I believe the situation that you’re in influences whether you make decisions rationally or emotionally. Don’t get me wrong when I say emotionally, because that gives the impression that this may be a bad attribute. Sometimes your emotions just make sense, and you should go with them.

I think I’m a good judge of character, but I am also characterised by extreme optimism. I tend to see the best in people and am quite trusting, but at times I haven’t trusted myself and gone with my gut feeling. I’ve given people or situations the benefit of the doubt.

What I’ve recognised is, when I’m stressed or a little desperate, I can make bad decisions. When I’m under duress, I tend not to be as intuitive, and this is probably the time to be more rational.
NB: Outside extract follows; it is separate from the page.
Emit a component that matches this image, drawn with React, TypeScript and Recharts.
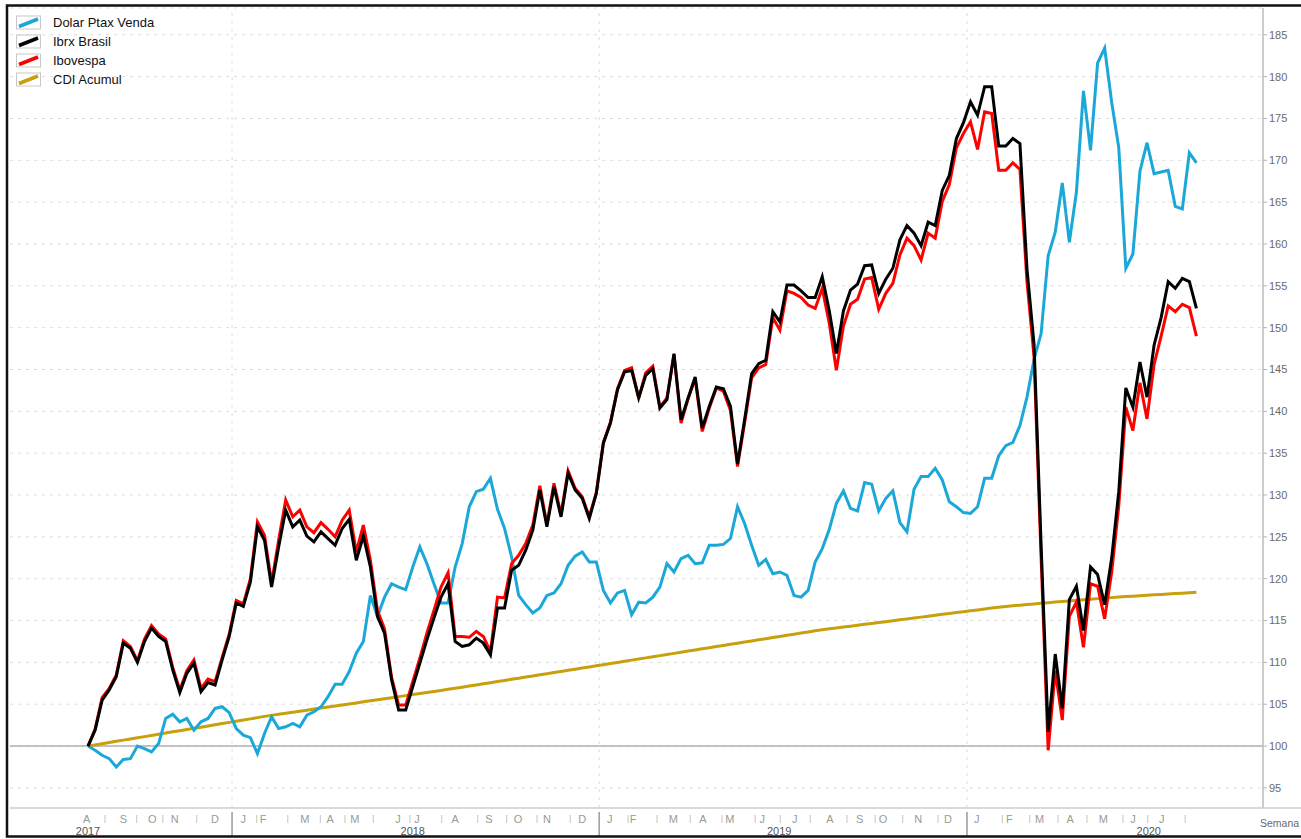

I believe we need to trust our gut and use our intuition more, but we need to make sure we do it in times where we have a clear mind, free from stress. If you’re under pressure, don’t dismiss your intuition, but balance it with being more analytical.

Trust your gut instinct; it will usually be right.

Take these two principles into your decision making when it comes to going into business. We know that 1 in 5 independent businesses will fail in the first year and as much as 80% of these will fail in the first 5 years, when you compare that to the success in Franchising with a global success rate between 85-95%.

Based on those statistics franchising just makes sense but use your intuition, do your homework, and make a considered decision based on research and free from emotion. I always say, “Don’t fall in love with a business, fall in love with the business model”.

I have to confide, if you haven’t gathered already, I love franchising, I believe in it, it works.

I speak with some experience as I am currently invested in 6 different franchise businesses and looking at others as I write this article, I don’t just Talk the Talk, I Walk the Talk, because I believe in the power and effectiveness of franchising, I also get to have a close look at them through the work we do.

Not every franchise will be right for you but there is a ‘right’ franchise for everyone, you just need to do your research and trust your gut.